In the midst of a national election, while it’s important to look at what each candidate stands for in terms of the issues, I would argue that it is even more important to assess who they are with respect to their ethical or moral beliefs.  Who they are will determine how they will make decisions for us all.

In looking for a higher standard of leadership, Nair offers us this model:

1. Service is the purpose of leadership. 

2. Moral principles must be the basis of goals, decisions and strategies.

3. A single standard of conduct needs to be employed in both public and private lives.

Hopelessly idealistic?  Impossibly impractical?

“In an era shaped by colonialism, dictatorships and two World Wars,” Nair writes, “[Mohandas] Gandhi demonstrated that an idealist could also be a practical and effective leader.

“Gandhi’s life was not governed by policies, it was governed by principles and values; the best political leaders have their country as the source of their passion.  Business leaders have… the organization… Gandhi’s life was driven by his religion:  truth and non-violence and a life of service to others.”

As India’s revered political and spiritual leader, two concepts were critical to Gandhi’s success:  a single standard of conduct, and integrity of the process.

“We have come to accept,” Nair writes, “that a lower moral standard is necessary to get things done in the real world of politics and business.  This is the gospel of expediency – the double standard of conduct.”

Gandhi’s success was based on the idea that leaders must set an example.  “You must watch my life,” he said, “how I live, eat, sit, talk, behave in general.  The sum total of all those in me is my religion.”

“This is not a call for perfection,” Nair reminds us.  “It is something to measure our actions against – something to strive for and to help us control our imperfections.”

Additionally, Gandhi believed that there must be integrity in the process in order gain the trust and confidence of the people you are leading.

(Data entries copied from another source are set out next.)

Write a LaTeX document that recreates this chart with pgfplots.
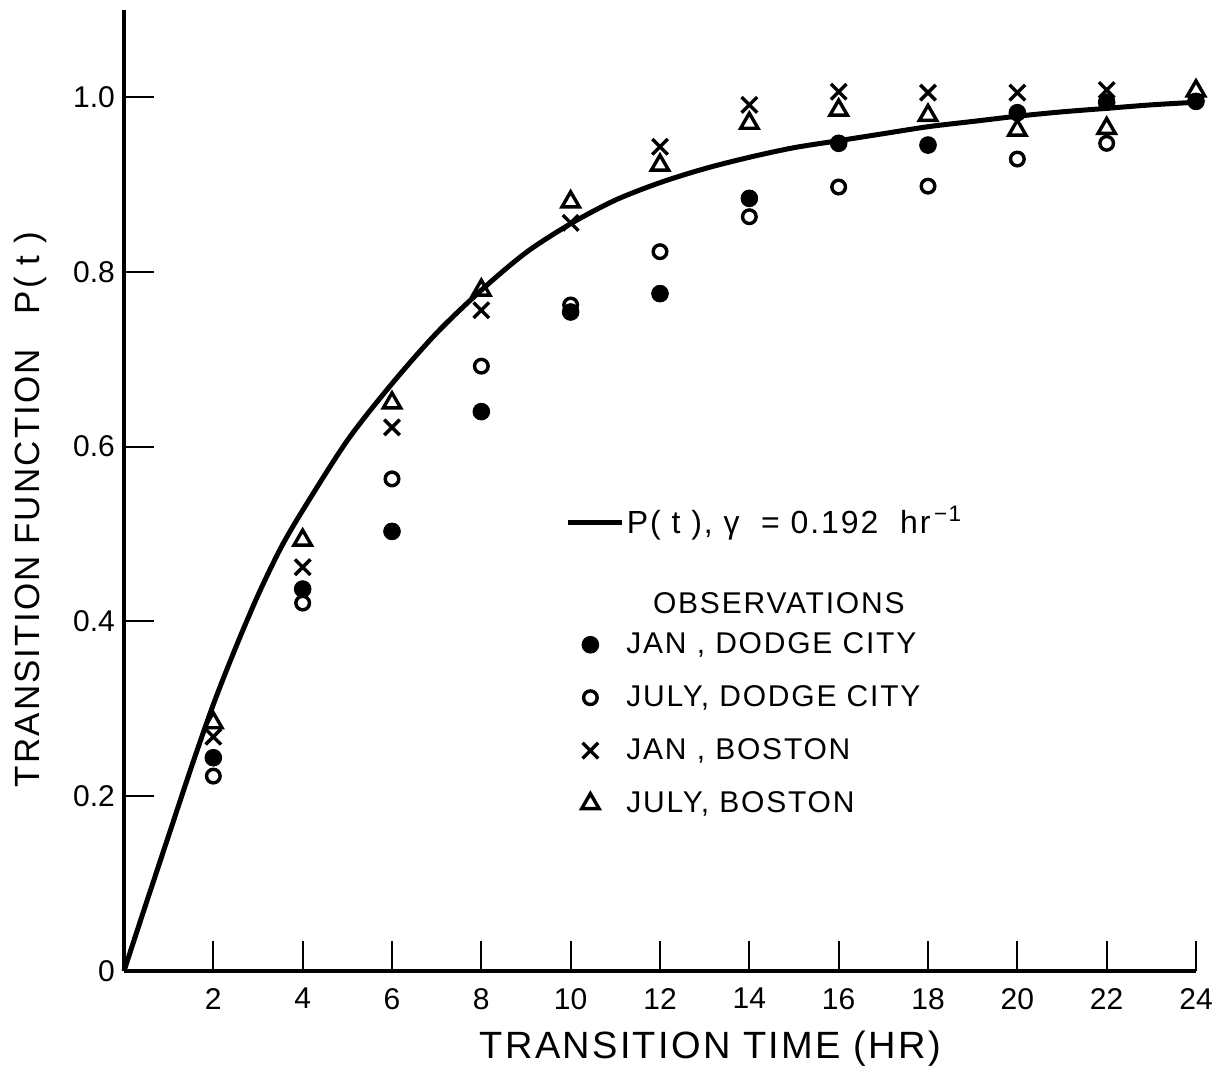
\documentclass[border=0pt]{standalone}
\usepackage{pgfplots}
\pgfplotsset{compat=1.18}
\usepackage{fontspec}
\setmainfont{Liberation Sans}
\newfontfamily\widefont[LetterSpace=6]{Liberation Sans}

\begin{document}
\begin{tikzpicture}
\begin{axis}[
  scale only axis, width=536pt, height=480.7pt,
  xmin=0, xmax=24, ymin=0, ymax=1.1,
  axis x line=bottom, axis y line=left,
  axis line style={line width=2pt, -},
  xtick={2,4,...,24}, ytick={0,0.2,0.4,0.6,0.8,1.0},
  yticklabels={0,0.2,0.4,0.6,0.8,1.0},
  /pgf/number format/assume math mode=true,
  tick align=inside, major tick length=15pt,
  tick style={line width=1pt, black},
  ticklabel style={font=\fontsize{15}{15}\selectfont},
  xticklabel style={yshift=-5pt},
  yticklabel style={xshift=-1pt},
  xlabel={\widefont TRANSITION TIME (HR)},
  ylabel={\widefont TRANSITION FUNCTION\quad P( t )},
  xlabel style={font=\fontsize{19}{19}\selectfont, at={(axis description cs:0.547,0)}, anchor=center, yshift=-39pt},
  ylabel style={font=\fontsize{17.5}{17.5}\selectfont, at={(axis description cs:-0.0877,0.48)}, anchor=center},
  legend cell align=left,
  legend style={at={(axis cs:9.94,0.392)}, anchor=north west, draw=none, fill=none,
    inner sep=0pt, row sep=10.5pt, font=\widefont\fontsize{15}{15}\selectfont,
    /tikz/every even column/.append style={column sep=4pt}},
  clip=false,
]
\addplot[black, line width=2.5pt, smooth, no markers, forget plot]
  coordinates {(0,0) (0.5,0.078) (1,0.155) (1.5,0.232) (2,0.305) (2.5,0.37) (3,0.43) (3.5,0.483) (4,0.527) (5,0.607) (6,0.672) (7,0.73) (8,0.779) (9,0.822) (10,0.855) (11,0.882) (12,0.902) (13,0.918) (14,0.931) (15,0.942) (16,0.950) (17,0.958) (18,0.966) (19,0.972) (20,0.978) (21,0.983) (22,0.987) (23,0.991) (24,0.994)};

\draw[black, line width=2.5pt] (axis cs:9.94,0.5126) -- ++(27pt,0pt);
\node[anchor=west, inner sep=0pt, font=\widefont\fontsize{16}{16}\selectfont] at (axis cs:11.25,0.5126) {P( t ),\ γ\ \ = 0.192\ \ hr\textsuperscript{\,−1}};
\node[anchor=center, inner sep=0pt, font=\widefont\fontsize{15}{15}\selectfont] at (axis cs:14.66,0.421) {OBSERVATIONS};

\pgfplotsset{every axis plot/.append style={
  legend image code/.code={\path[draw=none,fill=none] (0pt,0pt) -- (27pt,0pt);\draw[mark repeat=2,mark phase=2] plot coordinates {(0pt,0pt)(11pt,0pt)(27pt,0pt)};}}}

\addplot[only marks, mark=*, mark size=4.2pt, black, fill=black]
  coordinates {(2,0.244) (4,0.437) (6,0.503) (8,0.640) (10,0.754) (12,0.775) (14,0.884) (16,0.947) (18,0.945) (20,0.982) (22,0.994) (24,0.995)};
\addlegendentry{JAN , DODGE CITY}
\addplot[only marks, mark=o, mark size=3.4pt, black, line width=1.7pt]
  coordinates {(2,0.223) (4,0.421) (6,0.563) (8,0.692) (10,0.762) (12,0.823) (14,0.863) (16,0.897) (18,0.898) (20,0.929) (22,0.947)};
\addlegendentry{JULY, DODGE CITY}
\addplot[only marks, mark=x, mark size=5.5pt, black, line width=1.7pt]
  coordinates {(2,0.268) (4,0.462) (6,0.622) (8,0.756) (10,0.856) (12,0.943) (14,0.991) (16,1.006) (18,1.005) (20,1.005) (22,1.008)};
\addlegendentry{JAN , BOSTON}
\addplot[only marks, mark=triangle, mark size=5pt, black, line width=1.7pt]
  coordinates {(2,0.284) (4,0.493) (6,0.650) (8,0.779) (10,0.880) (12,0.922) (14,0.970) (16,0.985) (18,0.979) (20,0.962) (22,0.964) (24,1.007)};
\addlegendentry{JULY, BOSTON}
\end{axis}
\pgfresetboundingbox
\path[use as bounding box] ([shift={(-62pt,-49pt)}]current axis.south west) rectangle ([shift={(11pt,4.8pt)}]current axis.north east);
\end{tikzpicture}
\end{document}
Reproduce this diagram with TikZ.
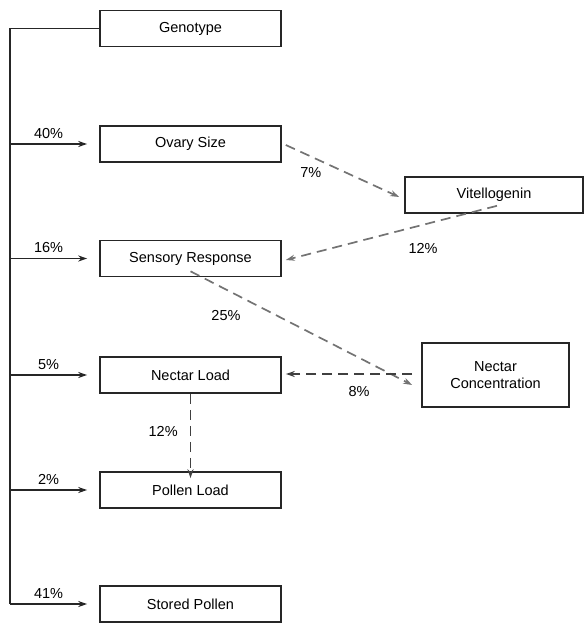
\documentclass[tikz,border=0pt]{standalone}
\usepackage{fontspec}
\setmainfont{Liberation Sans}
\usetikzlibrary{arrows.meta}
\begin{document}
\begin{tikzpicture}[x=1pt,y=-1pt,
  box/.style={draw=black!85,line width=1.6pt,minimum height=36pt,inner sep=0pt,font=\fontsize{14.5}{17}\selectfont,align=center},
  lbl/.style={font=\fontsize{14.5}{17}\selectfont,inner sep=0pt},
  solidarr/.style={line width=1.4pt,draw=black!85,-{Stealth[length=9pt,width=6pt]}},
  dasharr/.style={line width=1.7pt,draw=black!55,dash pattern=on 10pt off 6pt,-{Stealth[length=9pt,width=6pt,fill=black!60]}}
]
\useasboundingbox (0,0) rectangle (585,623);
\node[box,minimum width=181pt] (geno) at (190.5,28.5) {Genotype};
\node[box,minimum width=181pt] (ovary) at (190.5,144) {Ovary Size};
\node[box,minimum width=181pt] (sens) at (190.5,258.5) {Sensory Response};
\node[box,minimum width=181pt] (nload) at (190.5,375) {Nectar Load};
\node[box,minimum width=181pt] (pload) at (190.5,490) {Pollen Load};
\node[box,minimum width=181pt] (stored) at (190.5,604) {Stored Pollen};
\node[box,minimum width=178pt] (vit) at (494,195) {Vitellogenin};
\node[box,minimum width=147pt,minimum height=64pt] (nconc) at (495.5,375) {Nectar\\Concentration};
% trunk
\coordinate (top) at (10,28.5);
\coordinate (bot) at (10,604);
\draw[line width=1.4pt,draw=black!85] (geno.west) -- (top) -- (bot);
\foreach \n/\p in {ovary/40\%,sens/16\%,nload/5\%,pload/2\%,stored/41\%}{
  \draw[solidarr] (top |- \n.west) -- ([xshift=-12pt]\n.west) node[lbl,pos=0.5,above=5pt] {\p};
}
% dashed arrows
\draw[dasharr] ([xshift=4pt,yshift=-1pt]ovary.east) -- ([xshift=-5pt,yshift=-2pt]vit.west) node[lbl,pos=0.22,below=10pt] {7\%};
\draw[dasharr] ([xshift=3pt,yshift=8pt]vit.south) -- ([xshift=4pt,yshift=-1.5pt]sens.east) node[lbl,pos=0.35,below=18pt] {12\%};
\draw[dasharr] ([yshift=6pt]sens.south) -- ([xshift=-9pt,yshift=-10pt]nconc.west) node[lbl,pos=0.16,below=20pt] {25\%};
\draw[dasharr,draw=black!75] ([xshift=-9pt,yshift=1pt]nconc.west) -- ([xshift=4pt,yshift=1pt]nload.east) node[lbl,pos=0.42,below=12pt] {8\%};
\draw[dasharr,draw=black!75] (nload.south) -- ([yshift=-7pt]pload.north) node[lbl,pos=0.45,left=12pt] {12\%};
\end{tikzpicture}
\end{document}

“In business, speed is a competitive weapon,” Nair writes, “But if we are to move to a higher standard of leadership, timeliness is not enough.  The decision process must have, and be perceived to have integrity – not integrity based on compliance with legal and regulatory requirements, but integrity based on moral principles…”

Success in any area of business, politics, or life can be achieved through perseverance and adherence to ethical principles.  Let’s use that framework to judge the candidates by.  In determining what kind of leaders they will become, let’s examine their actions, not just their rhetoric.  Similarly, if we are to reaise the ethical bar for our leaders, we should strive to live out ethical principles in our own lives.

When a journalist asked Gandhi for a message for the United States… Gandhi responded, ‘My life is its own message… Bethe change you wish to see in the world.”